WTC Wharf (formerly the World Trade Centre and WTC Northbank) is a twelve-storey office complex on the north bank of the Yarra River in Melbourne, Australia.

==History==
On 19 December 1978, the Government of Victoria passed the Port of Melbourne (World Trade Centre) Act 1978, vesting the Port of Melbourne Authority with authority to construct, maintain and operate a World Trade Centre in the Port of Melbourne. The centre, an example of Brutalist architecture, was built in the early 1980s and opened in 1983.

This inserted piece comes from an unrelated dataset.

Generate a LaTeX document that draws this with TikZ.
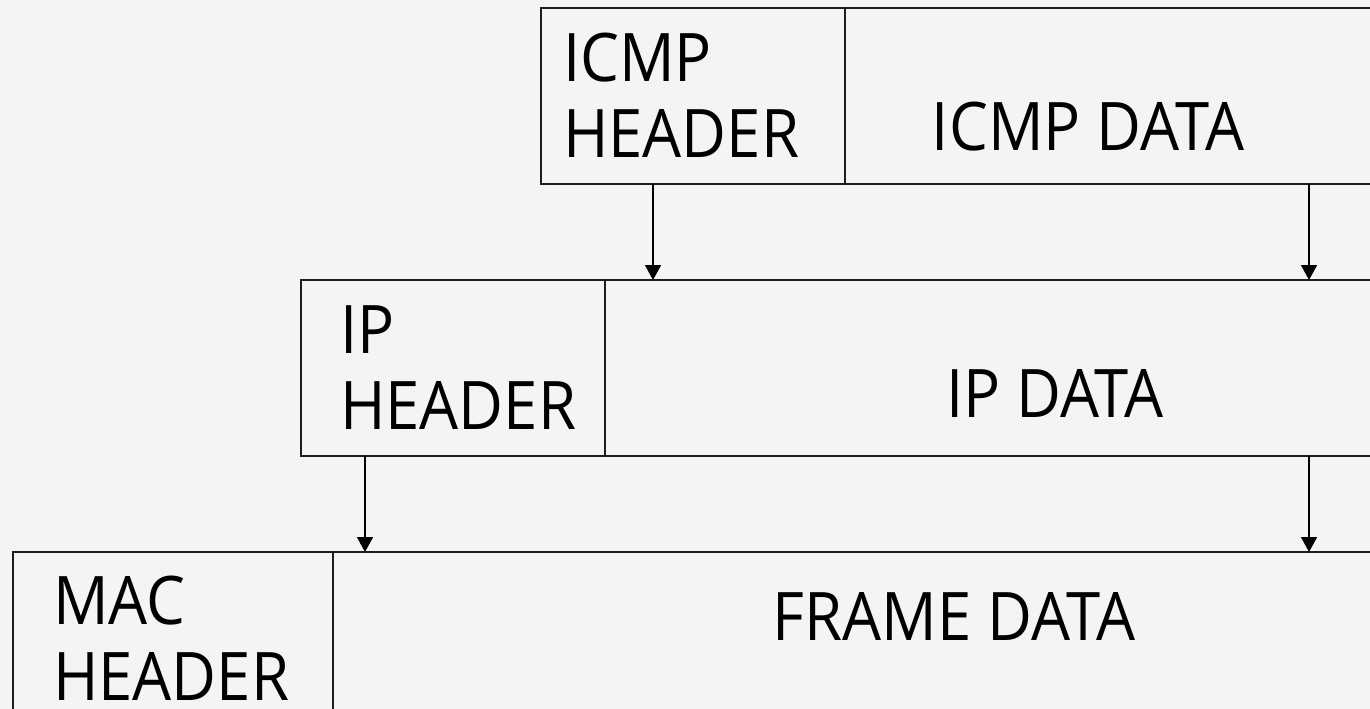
\documentclass[tikz,border=0pt]{standalone}
\usepackage{fontspec}
\setmainfont[FakeStretch=0.92]{Open Sans}
\usetikzlibrary{arrows.meta}
\definecolor{bg}{HTML}{F4F4F4}
\definecolor{edge}{HTML}{1E1E1E}
\begin{document}
\begin{tikzpicture}[x=1pt,y=-1pt,
  cell/.style={draw=edge,line width=1.6pt,anchor=north west,inner sep=0pt,outer sep=0pt},
  hdr/.style={anchor=north west,inner sep=0pt,align=left,font=\fontsize{67}{76}\selectfont},
  dat/.style={anchor=base,inner sep=0pt,font=\fontsize{67}{76}\selectfont},
  arr/.style={draw=black,line width=1.6pt,-{Triangle[width=16pt,length=15pt]}}]
\fill[bg] (0,0) rectangle (1370,709);
\useasboundingbox (0,0) rectangle (1370,709);
\clip (0,0) rectangle (1370,709);

% ICMP layer
\node[cell,minimum width=304pt,minimum height=176pt] (icmph) at (541,8) {};
\node[cell,minimum width=540pt,minimum height=176pt] (icmpd) at (845,8) {};
% IP layer
\node[cell,minimum width=304pt,minimum height=176pt] (iph) at (301,280) {};
\node[cell,minimum width=780pt,minimum height=176pt] (ipd) at (605,280) {};
% Ethernet frame
\node[cell,minimum width=320pt,minimum height=180pt] (mach) at (13,552) {};
\node[cell,minimum width=1052pt,minimum height=180pt] (frame) at (333,552) {};

% labels
\node[hdr] (t1) at ([shift={(22,25)}]icmph.north west) {ICMP\\HEADER};
\node[dat] (t2) at (1088,150) {ICMP DATA};
\node[hdr] (t3) at ([shift={(39,25)}]iph.north west) {IP\\HEADER};
\node[dat] (t4) at (1055,417) {IP DATA};
\node[hdr] (t5) at ([shift={(40,24)}]mach.north west) {MAC\\HEADER};
\node[dat] (t6) at (954,640) {FRAME DATA};

% encapsulation arrows
\draw[arr] ([xshift=112pt]icmph.south west) coordinate (a1) -- (a1 |- iph.north);
\draw[arr] ([xshift=464pt]icmpd.south west) coordinate (a2) -- (a2 |- ipd.north);
\draw[arr] ([xshift=64pt]iph.south west) coordinate (a3) -- (a3 |- mach.north);
\draw[arr] ([xshift=704pt]ipd.south west) coordinate (a4) -- (a4 |- frame.north);
\end{tikzpicture}
\end{document}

On 30 June 1994, Melbourne's first casino, Crown Casino opened in the World Trade Centre. The location was a temporary measure while Crown's permanent home, the Crown Casino and Entertainment Complex was constructed across the Yarra river at Southbank In 1997, the centre hosted a temporary exhibition of waxworks from the Madame Tussauds wax museum in London.

==Current use==
The building currently houses some offices of the headquarters of Victoria Police, and the Victoria Police Museum, a collection of exhibits and memorabilia from over 150 years of policing in Victoria. It also houses offices for companies, including Thales Australia. The WTC shopping centre is undergoing redevelopment, including the proposed installation of an environmentally friendly air-conditioning system using water from the Yarra River. Further redevelopment plans include construction of restaurants, cafes, a hotel, a wine store, a function centre, and a health and beauty centre.